Looking closely at their faces, some appear slightly scared, some terrified, but most look blankly at the camera with seemingly no understanding of why they were there or what there fate would be. This was the regime that they had welcomed into the capital with open arms and cheering, promises of a much needed change of Government to end the fighting and civil war that had raged the country so
long. Little clue did they have on that day 17th April 1975, that the next 4 years were to be a time even worse and unparalleled in Cambodia's history as Pol Pot took the country back to his dream of Year Zero turning the entire country into a giant labour camp.
All people were ordered out into the country to work in fields. Banks and currency were destroyed and any people considered threatening were killed. This included all doctors, architects, engineers, any skilled workers which did not fit the communist ideal of a people of equals, all making up one single agricultural work force.
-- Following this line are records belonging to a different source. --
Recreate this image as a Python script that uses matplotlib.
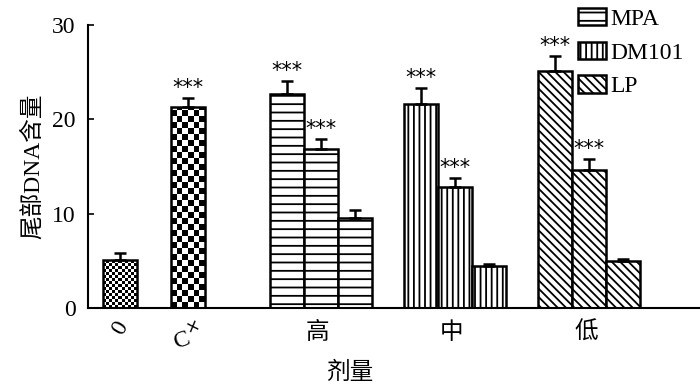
import numpy as np
import matplotlib.pyplot as plt
from matplotlib.patches import Patch

plt.rcParams['font.family'] = ['Liberation Serif', 'Noto Sans CJK SC']
plt.rcParams['hatch.linewidth'] = 1.3

# data
ctrl_labels = ["0", "C$^{\\times}$"]
ctrl_values = [5.1, 21.3]
ctrl_err = [0.7, 1.0]
ctrl_sig = ["", "***"]

groups = ["高", "中", "低"]
series = ["MPA", "DM101", "LP"]
group_values = [[22.7, 16.8, 9.5],
                [21.6, 12.8, 4.4],
                [25.1, 14.6, 5.0]]
group_err = [[1.4, 1.1, 0.9],
             [1.7, 1.0, 0.3],
             [1.6, 1.2, 0.2]]
group_sig = [["***", "***", ""],
             ["***", "***", ""],
             ["***", "***", ""]]
hatches = ["--", "|||", "\\\\\\\\"]

fig = plt.figure(figsize=(7, 3.84), dpi=100)
ax = fig.add_axes([0.126, 0.198, 0.874, 0.737])

ax.set_xlim(-0.94, 17.06)
ax.set_ylim(0, 30)

w = 1.0
lw = 1.8
ctrl_x = [0.0, 2.0]
group_x = [5.9, 9.85, 13.8]

# px per data unit, used for the checker cell size
px_x = 34.0
px_y = 9.45


def checker_bar(x, h, cell):
    bar = ax.bar(x, h, w, facecolor="white", edgecolor="none", zorder=1)[0]
    nx = max(1, int(round(w * px_x / cell)))
    ny = max(1, int(round(h * px_y / cell)))
    img = (np.add.outer(np.arange(ny), np.arange(nx)) % 2).astype(float)
    im = ax.imshow(img, cmap="gray", extent=(x - w / 2, x + w / 2, 0, ny * cell / px_y),
                   interpolation="nearest", aspect="auto", zorder=2, origin="lower")
    im.set_clip_path(bar)
    ax.bar(x, h, w, fill=False, edgecolor="black", linewidth=lw, zorder=3)


def stars(x, top, s):
    if s:
        ax.annotate(s, (x, top), xytext=(0, 0), textcoords="offset points",
                    ha="center", va="bottom", fontsize=15, family="DejaVu Sans")


checker_bar(ctrl_x[0], ctrl_values[0], 3.0)
checker_bar(ctrl_x[1], ctrl_values[1], 6.0)
ax.errorbar(ctrl_x, ctrl_values, yerr=[[0, 0], ctrl_err], fmt="none", ecolor="black",
            elinewidth=1.8, capsize=4.5, capthick=1.8, zorder=4)
for x, v, e, s in zip(ctrl_x, ctrl_values, ctrl_err, ctrl_sig):
    stars(x, v + e, s)

all_ticks = list(ctrl_x)
for gi, gx in enumerate(group_x):
    xs = [gx - w, gx, gx + w]
    all_ticks += xs
    ax.bar(xs, group_values[gi], w, facecolor="white", edgecolor="black",
           linewidth=lw, hatch=hatches[gi], zorder=2)
    ax.errorbar(xs, group_values[gi], yerr=[[0, 0, 0], group_err[gi]], fmt="none",
                ecolor="black", elinewidth=1.8, capsize=4.5, capthick=1.8, zorder=4)
    for x, v, e, s in zip(xs, group_values[gi], group_err[gi], group_sig[gi]):
        stars(x, v + e, s)

ax.spines["right"].set_visible(False)
ax.spines["top"].set_visible(False)
ax.spines["left"].set_linewidth(1.5)
ax.spines["bottom"].set_linewidth(1.5)

ax.set_yticks([0, 10, 20, 30])
ax.tick_params(axis="y", direction="in", length=4, width=1.2, labelsize=17, pad=9)
ax.set_xticks(all_ticks)
ax.set_xticklabels([""] * len(all_ticks))
ax.tick_params(axis="x", direction="in", length=4, width=1.2)

# x labels
ax.text(ctrl_x[0], -1.0, ctrl_labels[0], rotation=60, ha="center", va="top", fontsize=17)
ax.text(ctrl_x[1], -1.4, ctrl_labels[1], rotation=20, ha="center", va="top", fontsize=17)
for gx, g in zip(group_x, groups):
    ax.text(gx - 0.1, -1.5, g, ha="center", va="top", fontsize=17)

ax.set_ylabel("尾部DNA含量", fontsize=17, labelpad=6)
fig.text(0.5, 0.03, "剂量", ha="center", va="center", fontsize=17)

handles = [Patch(facecolor="white", edgecolor="black", linewidth=1.8, hatch=h) for h in hatches]
fig.legend(handles, series, loc="upper left", bbox_to_anchor=(0.822, 0.985),
           bbox_transform=fig.transFigure, frameon=False, fontsize=17,
           handlelength=1.2, handleheight=0.75, handletextpad=0.2,
           labelspacing=0.5, borderpad=0.1, borderaxespad=0)

fig.savefig("out.png", dpi=100)
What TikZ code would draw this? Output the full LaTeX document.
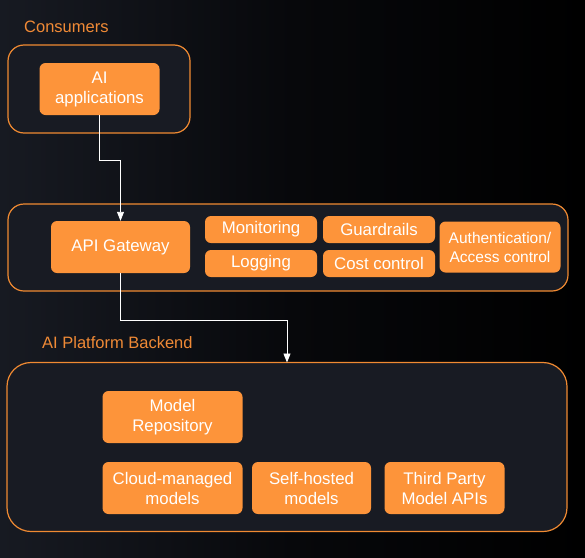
\documentclass[tikz,border=0pt]{standalone}
\usepackage{fontspec}
\setmainfont{Liberation Sans}
\usetikzlibrary{arrows.meta}
\definecolor{bgL}{HTML}{171A22}
\definecolor{bgM}{HTML}{07080B}
\definecolor{contfill}{HTML}{181B23}
\definecolor{contedge}{HTML}{F08A32}
\definecolor{boxfill}{HTML}{FD943A}
\definecolor{lbl}{HTML}{F08A36}
\tikzset{
  container/.style={draw=contedge, line width=1.2pt, fill=contfill, rounded corners=16pt},
  obox/.style={fill=boxfill, rounded corners=6pt, text=white, align=center,
    font=\fontsize{16.8}{20}\selectfont, inner sep=0pt},
  grouplabel/.style={text=lbl, font=\fontsize{16.5}{19}\selectfont, anchor=west, inner sep=0pt},
  conn/.style={draw=white, line width=0.9pt, -{Triangle[width=7pt,length=9pt]}},
}
\begin{document}
\begin{tikzpicture}[x=1pt,y=-1pt]
\useasboundingbox (0,0) rectangle (585,557);
\shade[left color=bgL, right color=black, middle color=bgM] (0,0) rectangle (585,557);

% Consumers
\node[grouplabel] (lc) at (24,27) {Consumers};
\draw[container] (8,45) rectangle (190,133);
\node[obox, minimum width=120pt, minimum height=52pt] (ai) at (99.5,89) {AI\\applications};

% Gateway layer
\draw[container] (8,204) rectangle (568,291);
\node[obox, minimum width=139pt, minimum height=52pt] (gw) at (120.5,247) {API Gateway};
\node[obox, minimum width=112pt, minimum height=27pt] (mon) at (261,229.5) {Monitoring};
\node[obox, minimum width=112pt, minimum height=27pt] (gr) at (379,229.5) {Guardrails};
\node[obox, minimum width=112pt, minimum height=27pt] (log) at (261,263.5) {Logging};
\node[obox, minimum width=112pt, minimum height=27pt] (cc) at (379,263.5) {Cost control};
\node[obox, minimum width=121pt, minimum height=51pt, font=\fontsize{15.5}{19}\selectfont] (auth) at (500,247) {Authentication/\\Access control};

% Backend
\node[grouplabel] (lb) at (42,342.5) {AI Platform Backend};
\draw[container, rounded corners=24pt] (7,362.5) rectangle (567,531.5);
\coordinate (btop) at (287,362.5);
\node[obox, minimum width=140pt, minimum height=52pt] (mr) at (172.5,417) {Model\\Repository};
\node[obox, minimum width=140pt, minimum height=52pt] (cm) at (172.5,488) {Cloud-managed\\models};
\node[obox, minimum width=119pt, minimum height=52pt] (sh) at (311.5,488) {Self-hosted\\models};
\node[obox, minimum width=120pt, minimum height=52pt] (tp) at (444.5,488) {Third Party\\Model APIs};

% Connectors
\draw[conn] (ai.south) -- ++(0,45) -| (gw.north);
\draw[conn] (gw.south) -- ++(0,47) -| (btop);
\end{tikzpicture}
\end{document}
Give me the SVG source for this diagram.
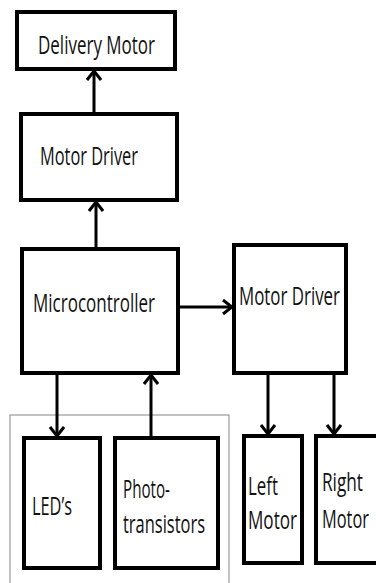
<svg xmlns="http://www.w3.org/2000/svg" width="376" height="583" viewBox="0 0 376 583">
<style>
.box{fill:#fff;stroke:#000;stroke-width:4}
.t{font-family:"Open Sans","Liberation Sans",sans-serif;font-size:25px;fill:#111}
.c{stroke:#000;stroke-width:3;fill:none}
</style>
<defs>
<marker id="ah" viewBox="0 0 14 16" refX="12" refY="8" markerWidth="14" markerHeight="16" markerUnits="userSpaceOnUse" orient="auto">
<polyline points="3,1 12,8 3,15" fill="none" stroke="#000" stroke-width="3"/>
</marker>
</defs>
<rect width="376" height="583" fill="#fff"/>
<rect x="10" y="415" width="219" height="180" fill="none" stroke="#999" stroke-width="1.2"/>
<g id="delivery-motor"><rect class="box" x="17" y="12" width="158" height="57"/><text class="t" x="38" y="54" font-size="22" textLength="117" lengthAdjust="spacingAndGlyphs">Delivery Motor</text></g>
<g id="motor-driver-top"><rect class="box" x="21" y="114" width="156" height="86"/><text class="t" x="40" y="165" textLength="98" lengthAdjust="spacingAndGlyphs">Motor Driver</text></g>
<g id="microcontroller"><rect class="box" x="22" y="249" width="156" height="124"/><text class="t" x="33" y="312" textLength="122" lengthAdjust="spacingAndGlyphs">Microcontroller</text></g>
<g id="motor-driver-right"><rect class="box" x="234" y="245" width="112" height="128"/><text class="t" x="239" y="305" textLength="101" lengthAdjust="spacingAndGlyphs">Motor Driver</text></g>
<g id="leds"><rect class="box" x="24" y="438" width="76" height="130"/><text class="t" x="32" y="515" textLength="40" lengthAdjust="spacingAndGlyphs">LED’s</text></g>
<g id="phototransistors"><rect class="box" x="115" y="438" width="103" height="130"/><text class="t" x="123" y="498" textLength="47" lengthAdjust="spacingAndGlyphs">Photo-</text><text class="t" x="123" y="533" textLength="82" lengthAdjust="spacingAndGlyphs">transistors</text></g>
<g id="left-motor"><rect class="box" x="244" y="436" width="58" height="127"/><text class="t" x="248" y="495" textLength="30" lengthAdjust="spacingAndGlyphs">Left</text><text class="t" x="248" y="529" textLength="49" lengthAdjust="spacingAndGlyphs">Motor</text></g>
<g id="right-motor"><rect class="box" x="316" y="436" width="70" height="127"/><text class="t" x="322" y="491" textLength="41" lengthAdjust="spacingAndGlyphs">Right</text><text class="t" x="322" y="528" textLength="47" lengthAdjust="spacingAndGlyphs">Motor</text></g>
<g id="connectors">
<line class="c" x1="94" y1="112" x2="94" y2="71" marker-end="url(#ah)"/>
<line class="c" x1="96" y1="247" x2="96" y2="202" marker-end="url(#ah)"/>
<line class="c" x1="180" y1="307" x2="232" y2="307" marker-end="url(#ah)"/>
<line class="c" x1="57" y1="375" x2="57" y2="436" marker-end="url(#ah)"/>
<line class="c" x1="151" y1="436" x2="151" y2="375" marker-end="url(#ah)"/>
<line class="c" x1="268" y1="375" x2="268" y2="434" marker-end="url(#ah)"/>
<line class="c" x1="334" y1="375" x2="334" y2="434" marker-end="url(#ah)"/>
</g>
</svg>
The ridiculous list of regulations is still displayed where it stood in the prison yard, and includes such rules as
While getting lashes or electrification you must not cry at all
15km SE of the city is the Choeung Ek Genocidal Centre, one of the over 400 Cambodian 'killing fields' where thousands of men, woman and children were beaten to death, often bludgeoned with sticks or children swung against trees in order to spare 'precious' bullets. Bodies were thrown into mass graves. The killing fields were all positioned near water as the Khmer Rouge had hoped that flooding would wipe away any traces
of the bodies of their crimes but the killing fields just grew and grew way beyond the scale that they had originally considered. Many graves were washed away, but many more remain. Walking around the area there are pieces of clothing and bone pushing up through the ground which struggles to contain the enormity of the inhumane acts.
Walking around in silence, it is impossible to ignore the constant question in your head asking how such inhumane behaviour is possible. And for someone of my age, the obvious difference between Cambodia and the Jewish Holocaust of the 2nd World War is the knowledge that I was actually alive on this planet, whilst these terrible things were happening. I had to stop and reflect upon Rwanda and other troubled parts of the earth where inhumane behavior has occurred, knowing that whilst we live comfortable lives there are those who are suffering. The day was difficult and sobering, as we knew it would be.
In one exhibition room in Tuol Sleng prison was a comments book, which had, as yet remained empty. I too left without comment. It seemed fitting that there were no words to say.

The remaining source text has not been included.